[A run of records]
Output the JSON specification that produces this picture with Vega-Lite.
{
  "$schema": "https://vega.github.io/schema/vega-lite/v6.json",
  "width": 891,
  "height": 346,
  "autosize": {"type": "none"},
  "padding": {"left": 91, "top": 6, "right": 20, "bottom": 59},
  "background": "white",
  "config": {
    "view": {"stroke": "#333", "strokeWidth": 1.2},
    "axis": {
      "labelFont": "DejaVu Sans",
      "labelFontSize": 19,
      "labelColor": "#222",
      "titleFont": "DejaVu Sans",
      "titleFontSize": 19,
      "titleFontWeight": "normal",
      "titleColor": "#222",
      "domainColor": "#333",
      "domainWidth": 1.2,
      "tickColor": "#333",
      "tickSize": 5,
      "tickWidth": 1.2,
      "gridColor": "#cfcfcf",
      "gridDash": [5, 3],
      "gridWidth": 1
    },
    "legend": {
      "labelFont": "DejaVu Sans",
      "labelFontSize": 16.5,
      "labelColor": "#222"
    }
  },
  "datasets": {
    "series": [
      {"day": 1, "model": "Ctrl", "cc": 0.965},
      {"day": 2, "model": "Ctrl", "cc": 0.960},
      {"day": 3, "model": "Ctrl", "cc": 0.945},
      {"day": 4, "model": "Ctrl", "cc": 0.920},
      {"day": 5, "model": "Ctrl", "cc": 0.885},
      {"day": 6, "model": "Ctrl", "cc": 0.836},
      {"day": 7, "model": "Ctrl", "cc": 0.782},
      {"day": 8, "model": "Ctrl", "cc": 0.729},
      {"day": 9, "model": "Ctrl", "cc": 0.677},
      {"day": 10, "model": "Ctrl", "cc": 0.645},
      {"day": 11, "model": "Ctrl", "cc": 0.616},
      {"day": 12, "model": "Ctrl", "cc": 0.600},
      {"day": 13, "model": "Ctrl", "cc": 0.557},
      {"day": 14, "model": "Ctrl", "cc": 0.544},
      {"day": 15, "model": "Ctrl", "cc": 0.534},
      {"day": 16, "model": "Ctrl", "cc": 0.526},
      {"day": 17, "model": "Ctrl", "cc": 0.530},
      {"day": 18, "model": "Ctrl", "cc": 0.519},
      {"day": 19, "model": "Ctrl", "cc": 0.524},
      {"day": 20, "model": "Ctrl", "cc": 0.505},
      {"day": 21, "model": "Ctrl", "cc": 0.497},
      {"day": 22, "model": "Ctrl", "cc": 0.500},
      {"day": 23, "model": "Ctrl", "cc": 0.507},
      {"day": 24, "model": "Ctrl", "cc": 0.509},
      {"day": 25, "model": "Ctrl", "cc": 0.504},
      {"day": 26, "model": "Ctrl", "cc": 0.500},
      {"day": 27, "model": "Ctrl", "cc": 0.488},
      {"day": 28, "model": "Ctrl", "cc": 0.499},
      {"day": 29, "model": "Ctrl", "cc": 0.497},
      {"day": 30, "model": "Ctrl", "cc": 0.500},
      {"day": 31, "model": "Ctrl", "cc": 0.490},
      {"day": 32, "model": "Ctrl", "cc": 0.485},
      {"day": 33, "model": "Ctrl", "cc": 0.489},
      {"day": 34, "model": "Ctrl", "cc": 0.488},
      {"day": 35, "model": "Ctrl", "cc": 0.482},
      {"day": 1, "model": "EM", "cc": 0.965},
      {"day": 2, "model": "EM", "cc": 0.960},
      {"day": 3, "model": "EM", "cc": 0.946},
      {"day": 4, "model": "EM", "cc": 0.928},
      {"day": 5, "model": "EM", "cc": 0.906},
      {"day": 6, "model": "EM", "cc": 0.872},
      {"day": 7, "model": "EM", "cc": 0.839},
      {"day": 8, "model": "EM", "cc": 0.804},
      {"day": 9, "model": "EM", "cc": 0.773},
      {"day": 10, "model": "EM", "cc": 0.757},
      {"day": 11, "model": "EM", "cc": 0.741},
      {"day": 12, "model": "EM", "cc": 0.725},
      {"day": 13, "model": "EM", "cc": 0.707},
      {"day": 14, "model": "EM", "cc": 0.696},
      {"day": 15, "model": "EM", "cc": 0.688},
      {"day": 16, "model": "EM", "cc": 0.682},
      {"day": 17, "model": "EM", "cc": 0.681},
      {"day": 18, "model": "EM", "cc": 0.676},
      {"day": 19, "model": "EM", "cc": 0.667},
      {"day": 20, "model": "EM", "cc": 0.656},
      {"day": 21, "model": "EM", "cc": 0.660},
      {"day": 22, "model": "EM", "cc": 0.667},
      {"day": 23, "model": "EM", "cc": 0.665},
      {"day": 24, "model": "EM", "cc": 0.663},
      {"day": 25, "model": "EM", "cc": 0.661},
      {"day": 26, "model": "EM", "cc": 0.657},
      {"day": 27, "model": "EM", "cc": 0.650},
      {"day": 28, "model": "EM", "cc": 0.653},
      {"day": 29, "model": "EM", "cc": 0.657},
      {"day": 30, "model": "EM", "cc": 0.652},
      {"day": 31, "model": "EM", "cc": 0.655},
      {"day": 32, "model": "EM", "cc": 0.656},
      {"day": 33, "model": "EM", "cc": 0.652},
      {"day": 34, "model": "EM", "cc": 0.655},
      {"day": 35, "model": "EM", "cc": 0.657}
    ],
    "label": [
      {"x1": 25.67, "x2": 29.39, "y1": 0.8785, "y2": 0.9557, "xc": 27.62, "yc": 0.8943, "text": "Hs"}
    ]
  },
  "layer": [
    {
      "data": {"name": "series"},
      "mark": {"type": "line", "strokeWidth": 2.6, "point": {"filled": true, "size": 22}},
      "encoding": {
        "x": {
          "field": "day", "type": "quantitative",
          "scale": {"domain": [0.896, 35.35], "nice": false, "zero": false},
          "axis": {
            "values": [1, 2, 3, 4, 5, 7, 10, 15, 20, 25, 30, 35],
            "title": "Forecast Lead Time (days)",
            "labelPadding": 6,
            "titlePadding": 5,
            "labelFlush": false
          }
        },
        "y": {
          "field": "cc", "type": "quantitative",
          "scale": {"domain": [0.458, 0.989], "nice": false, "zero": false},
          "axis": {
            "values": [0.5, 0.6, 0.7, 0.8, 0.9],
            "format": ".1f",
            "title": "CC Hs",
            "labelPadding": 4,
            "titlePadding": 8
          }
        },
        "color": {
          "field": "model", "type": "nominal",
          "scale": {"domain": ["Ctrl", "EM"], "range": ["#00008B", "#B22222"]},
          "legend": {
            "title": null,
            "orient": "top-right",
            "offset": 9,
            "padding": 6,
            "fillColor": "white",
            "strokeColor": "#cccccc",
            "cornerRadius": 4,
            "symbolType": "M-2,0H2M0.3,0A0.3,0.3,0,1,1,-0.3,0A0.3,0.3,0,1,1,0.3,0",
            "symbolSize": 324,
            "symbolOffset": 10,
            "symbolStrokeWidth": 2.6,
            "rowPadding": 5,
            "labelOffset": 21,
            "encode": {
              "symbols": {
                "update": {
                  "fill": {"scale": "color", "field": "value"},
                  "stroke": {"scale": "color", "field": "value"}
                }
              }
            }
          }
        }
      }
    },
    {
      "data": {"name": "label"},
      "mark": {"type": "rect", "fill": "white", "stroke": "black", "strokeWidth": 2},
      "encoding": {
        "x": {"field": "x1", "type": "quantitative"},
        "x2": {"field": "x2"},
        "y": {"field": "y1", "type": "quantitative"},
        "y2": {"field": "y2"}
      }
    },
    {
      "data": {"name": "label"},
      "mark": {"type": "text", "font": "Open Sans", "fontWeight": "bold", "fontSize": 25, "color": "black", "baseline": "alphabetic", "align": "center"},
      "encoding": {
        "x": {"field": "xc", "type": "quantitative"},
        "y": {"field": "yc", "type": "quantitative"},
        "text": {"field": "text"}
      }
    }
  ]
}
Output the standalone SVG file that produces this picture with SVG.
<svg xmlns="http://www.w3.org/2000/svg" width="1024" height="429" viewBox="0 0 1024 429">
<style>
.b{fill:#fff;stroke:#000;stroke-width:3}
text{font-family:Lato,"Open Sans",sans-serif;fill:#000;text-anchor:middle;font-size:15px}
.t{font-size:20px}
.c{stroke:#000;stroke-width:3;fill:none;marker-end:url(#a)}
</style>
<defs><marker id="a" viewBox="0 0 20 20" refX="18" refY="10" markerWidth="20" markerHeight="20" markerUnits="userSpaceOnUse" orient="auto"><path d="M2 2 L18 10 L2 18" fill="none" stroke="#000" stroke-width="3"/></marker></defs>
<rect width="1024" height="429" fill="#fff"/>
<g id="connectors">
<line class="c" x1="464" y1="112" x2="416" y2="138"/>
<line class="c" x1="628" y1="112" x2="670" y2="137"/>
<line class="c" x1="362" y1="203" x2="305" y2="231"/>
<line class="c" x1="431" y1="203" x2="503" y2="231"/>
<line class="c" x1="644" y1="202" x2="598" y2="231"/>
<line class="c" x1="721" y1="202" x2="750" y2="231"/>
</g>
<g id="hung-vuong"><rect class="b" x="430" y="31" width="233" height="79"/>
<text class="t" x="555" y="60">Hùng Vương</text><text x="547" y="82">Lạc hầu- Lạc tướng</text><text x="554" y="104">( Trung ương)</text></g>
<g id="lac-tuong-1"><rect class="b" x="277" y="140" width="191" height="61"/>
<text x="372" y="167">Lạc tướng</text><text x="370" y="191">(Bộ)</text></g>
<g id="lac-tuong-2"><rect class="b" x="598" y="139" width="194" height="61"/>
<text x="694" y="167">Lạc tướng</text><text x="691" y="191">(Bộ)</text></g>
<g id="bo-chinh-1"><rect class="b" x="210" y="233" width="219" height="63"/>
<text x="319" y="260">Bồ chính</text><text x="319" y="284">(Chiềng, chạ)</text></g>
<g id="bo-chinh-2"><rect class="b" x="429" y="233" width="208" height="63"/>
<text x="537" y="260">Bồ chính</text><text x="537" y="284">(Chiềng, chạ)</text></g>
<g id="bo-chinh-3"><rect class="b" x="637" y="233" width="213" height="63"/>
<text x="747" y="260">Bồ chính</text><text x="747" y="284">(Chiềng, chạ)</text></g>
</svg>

#### [Set task]
Only the number is wanted: how many lines above include the word "with"?

#### [Solution to this exercise]
2